The strength of the bill or, as some may call it, its draconian effect, really lies in its other main section. This stipulates that a court shall not grant bail to a person charged with any one of the specified violent offences if he has had two previous convictions in the past 15 years for any violent offence.

“Violent Offences” include manslaughter, sexual offences, firearm offences, shooting or wounding with intent and robbery. The term includes any attempt at any of these.

This means that a person who has been convicted of, say, attempted rape 14 years ago (when he was, maybe 20) and robbery 12 years ago will be refused bail. This is automatic. The Court has no discretion.

Such a person cannot even apply to the court. This is truly a “three strikes” law, in so far as bail is concerned, and it is probably not irrational, since it relates only to persons who have had previous convictions.

It is not unreasonable to argue that such a person is likely to commit an offence while out on bail. In fact, this is an argument which is often made in court by the prosecution in relevant situations, and sometimes bail is denied.

What the legislature has done is to totally remove the discretion to grant bail from the courts in the circumstances described above.

Strangely, in this act, kidnapping for ransom is not listed as a violent offence. So a person who was convicted of robbery ten years ago and kidnapping for ransom last year, is still entitled to apply for bail if he does not get a trial in 60 days.

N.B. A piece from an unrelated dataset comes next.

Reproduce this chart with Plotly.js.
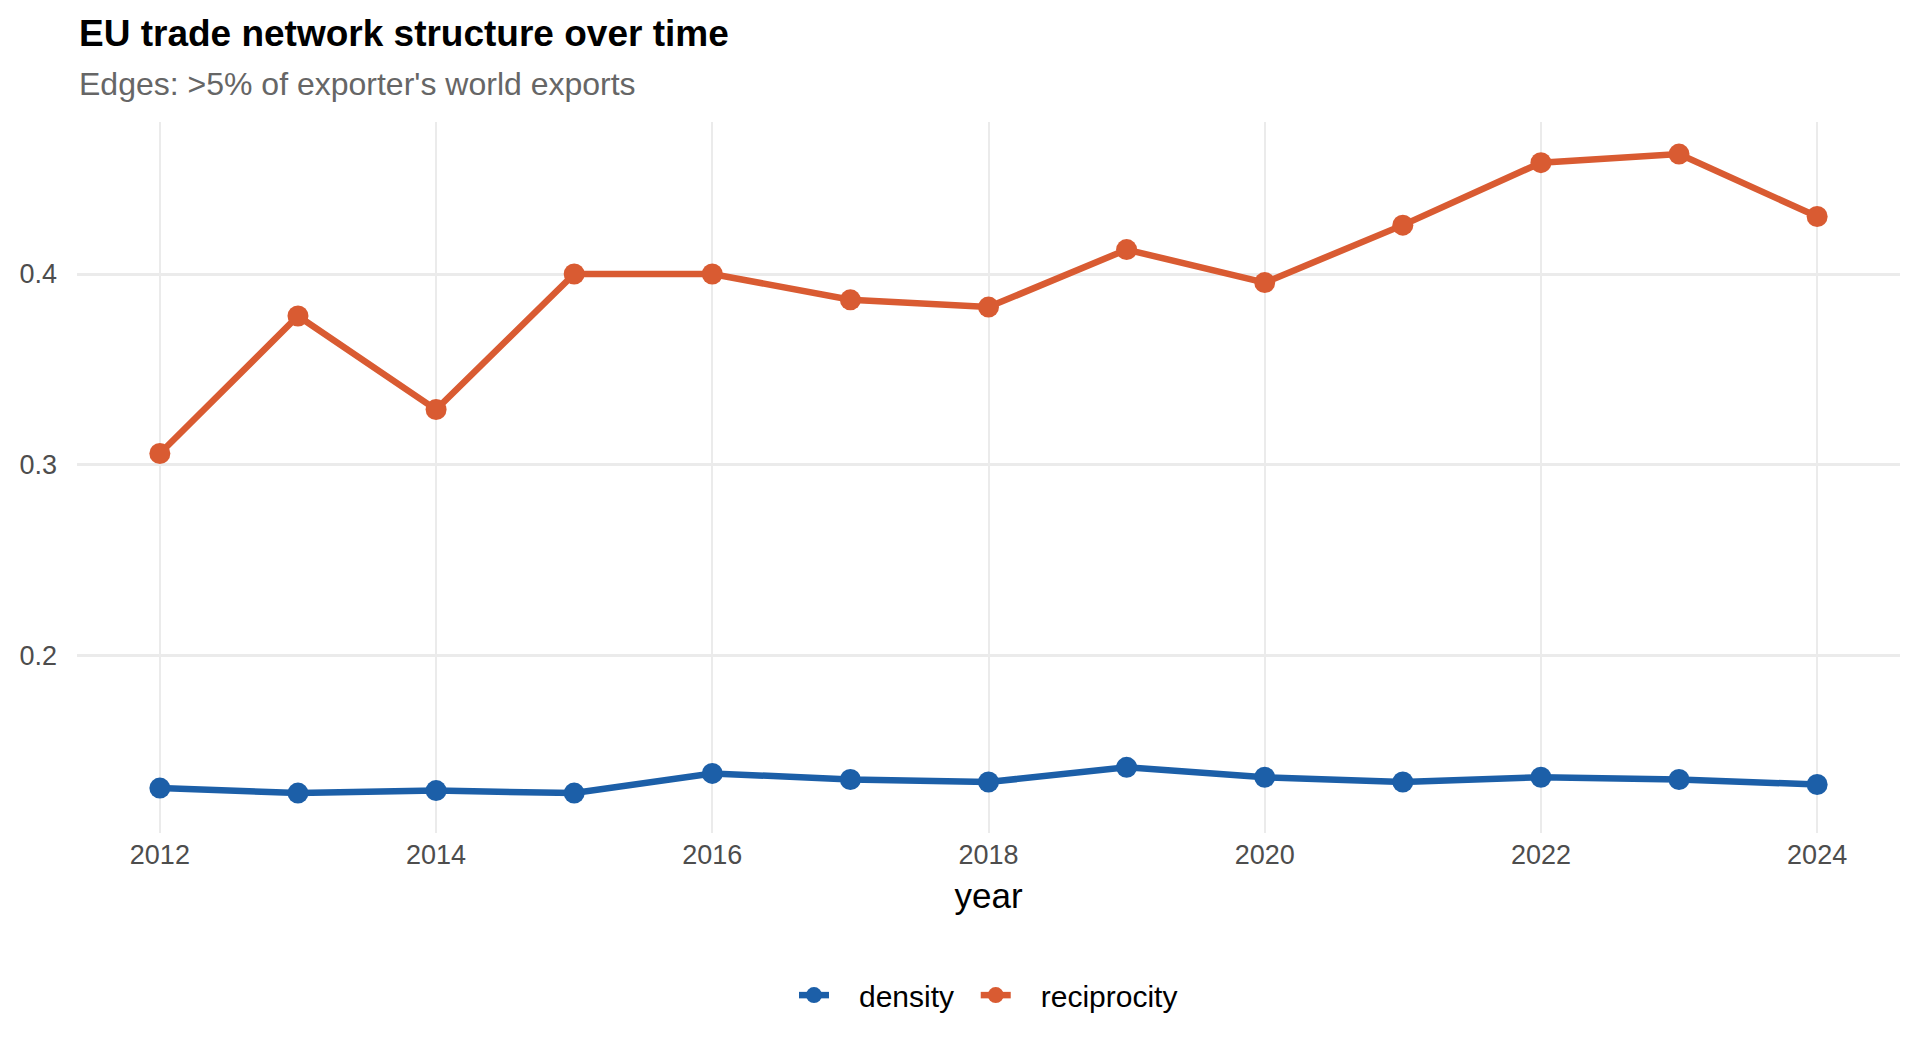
<!DOCTYPE html>
<html>
<head>
<meta charset="utf-8">
<script src="https://cdn.plot.ly/plotly-3.0.1.min.js"></script>
<style>
  html, body { margin: 0; padding: 0; background: #fff; }
  #chart { width: 1920px; height: 1056px; }
</style>
</head>
<body>
<div id="chart"></div>
<script>
// data
var years = [2012, 2013, 2014, 2015, 2016, 2017, 2018, 2019, 2020, 2021, 2022, 2023, 2024];
var density = [0.1308, 0.1282, 0.1295, 0.1282, 0.1385, 0.1353, 0.134, 0.1417, 0.1365, 0.134, 0.1365, 0.1353, 0.1327];
var reciprocity = [0.306, 0.378, 0.329, 0.400, 0.400, 0.3865, 0.3827, 0.4128, 0.3955, 0.4256, 0.4583, 0.4628, 0.4301];
var yTicks = [0.2, 0.3, 0.4];
var xTicks = [2012, 2014, 2016, 2018, 2020, 2022, 2024];

var blue = '#1c5fa8';
var orange = '#d95b32';
var nb = '\u00a0';

function makeTrace(name, yvals, color) {
  return {
    x: years, y: yvals, name: name,
    type: 'scatter', mode: 'lines+markers',
    line: {color: color, width: 6.5},
    marker: {color: color, size: 21}
  };
}

// padding in the legend labels to get ggplot-like spacing
var data = [
  makeTrace(nb + nb + nb + 'density' + nb + nb, density, blue),
  makeTrace(nb + nb + nb + 'reciprocity', reciprocity, orange)
];

var layout = {
  width: 1920, height: 1056,
  paper_bgcolor: '#fff', plot_bgcolor: '#fff',
  font: {family: 'Liberation Sans, Arial, sans-serif', color: '#4d4d4d'},
  margin: {l: 77, r: 20, t: 122, b: 223},
  annotations: [
    {
      text: '<b>EU trade network structure over time</b>',
      xref: 'paper', yref: 'paper', x: 0, y: 1.125,
      xanchor: 'left', yanchor: 'middle', showarrow: false,
      font: {size: 37, color: '#000'}
    },
    {
      text: 'Edges: >5% of exporter\'s world exports',
      xref: 'paper', yref: 'paper', x: 0, y: 1.053,
      xanchor: 'left', yanchor: 'middle', showarrow: false,
      font: {size: 32, color: '#666666'}
    }
  ],
  xaxis: {
    range: [2011.4, 2024.6],
    tickvals: xTicks, ticktext: xTicks.map(String),
    showgrid: true, gridcolor: '#ebebeb', gridwidth: 2,
    zeroline: false, showline: false, ticks: '',
    ticklabelstandoff: 3,
    tickfont: {size: 27, color: '#4d4d4d'},
    title: {text: 'year', font: {size: 35, color: '#000'}, standoff: 14}
  },
  yaxis: {
    range: [0.1073, 0.4796],
    tickvals: yTicks, ticktext: yTicks.map(function(v){ return v.toFixed(1); }),
    showgrid: true, gridcolor: '#ebebeb', gridwidth: 3,
    zeroline: false, showline: false, ticks: '',
    ticklabelstandoff: 19,
    tickfont: {size: 27, color: '#4d4d4d'}
  },
  showlegend: true,
  legend: {
    orientation: 'h', x: 0.5, xanchor: 'center', y: -0.228, yanchor: 'middle',
    font: {size: 30, color: '#000'}
  }
};

Plotly.newPlot('chart', data, layout, {displayModeBar: false, responsive: false});
</script>
</body>
</html>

Yet, a person who has had two convictions for robbery in the last ten years may not apply at all. The courts simply cannot grant him bail.

It is clear that the act may be useful for crime-fighting, in so far as kidnapping for ransom is concerned, only in a limited way; keeping the accused out of commission for 60 days.

Otherwise, the law does not address the issue of completed denial of bail in any circumstances for this offence.

It is suggested that it is a serious oversight not to not include kidnapping for ransom in the list of violent offences, convictions of two of which lead to a subsequent denial of bail.

This should be corrected by Parliament. After all, on a scale of one to ten for violence, kidnapping for ransom must at least be an eight?